The traffic problem in Divisoria is a complex issue caused by many factors that makes it hard to fix. Illegal structures that are built on sidewalks force pedestrians to walk on the roads which worsen the traffic congestion.

Joseph Estrada, the mayor of Manila from 2013 to 2019, has made many efforts to improve the decongestion of traffic in Manila and has been working on the cleanup of small businesses without permits and the banning of certain trucks. His successor, Isko Moreno, also led in declogging the roads of vendors and organizing them.

=== Crime ===

Divisoria is said to be notorious for petty crimes such as pick-pocketing or lack of traffic discipline. In 2016, petty crimes were recorded to have significantly declined attributing to the Philippine anti-drug war. The most recent criminal act in 2018 was of a stall owner in 999 Mall Building 2 of the shopping mall complex who was shot dead, the victim's wife was also reported to have been injured. Only one armed assailant was confirmed through surveillance footage.

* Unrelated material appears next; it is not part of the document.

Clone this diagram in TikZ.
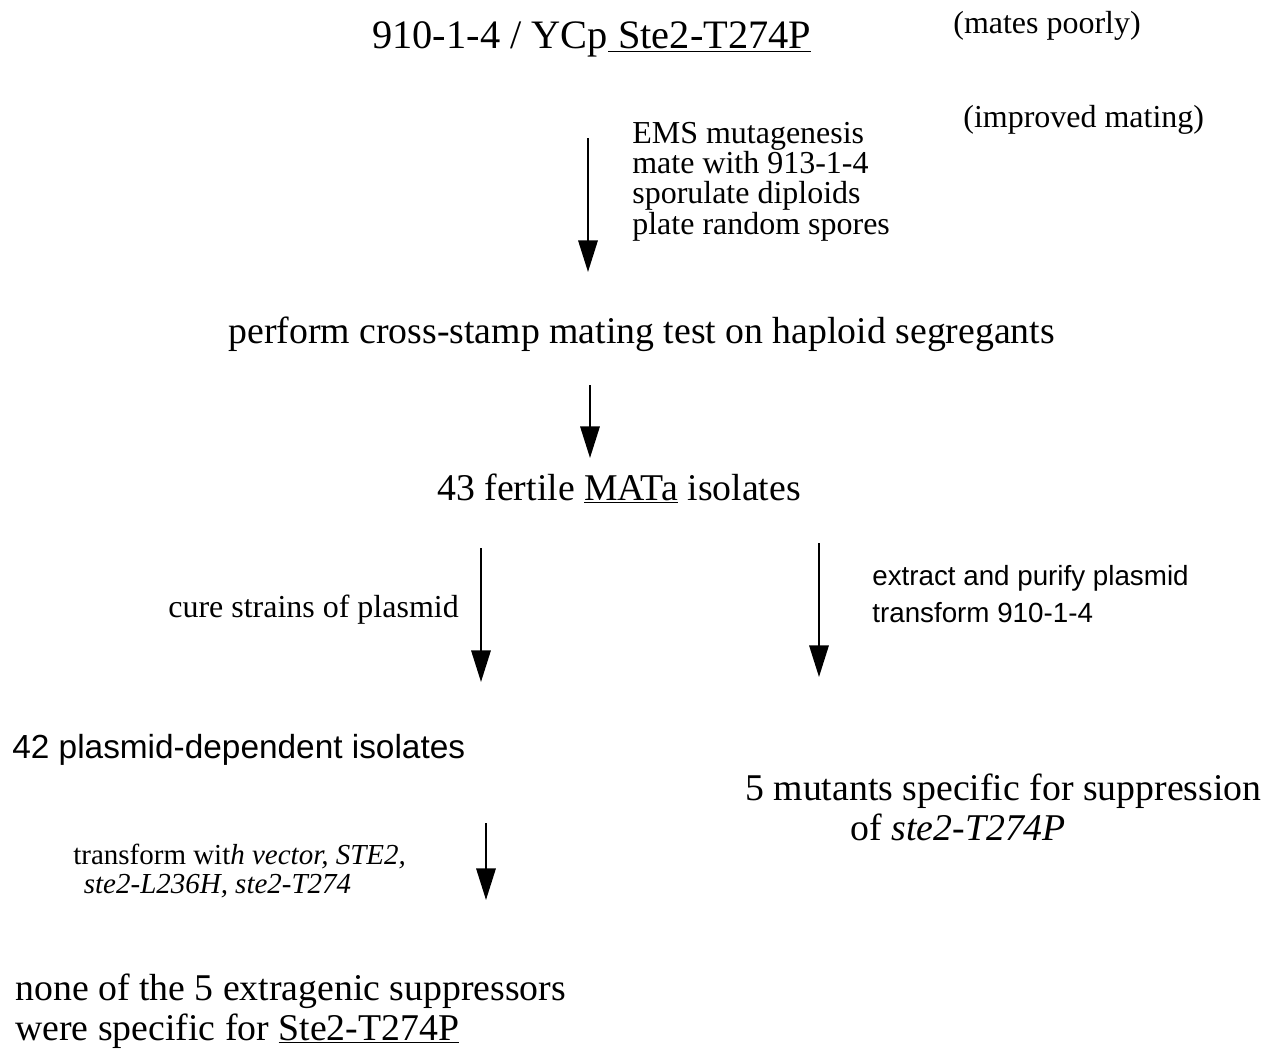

== Appearances in popular culture ==
- In the 25th season of American reality-competition program The Amazing Race, teams performed a task involving delivering bunot (coconut husk) and walis tingting to different stalls in the market.
- In Dolce Amore (2016), Divisoria made an appearance during Serena's (Liza Soberano) shopping scene, in which she had to find a gown due to the few available styles from top designer boutiques.
- In The Gift (2019), Divisoria was featured as the setting of the TV series.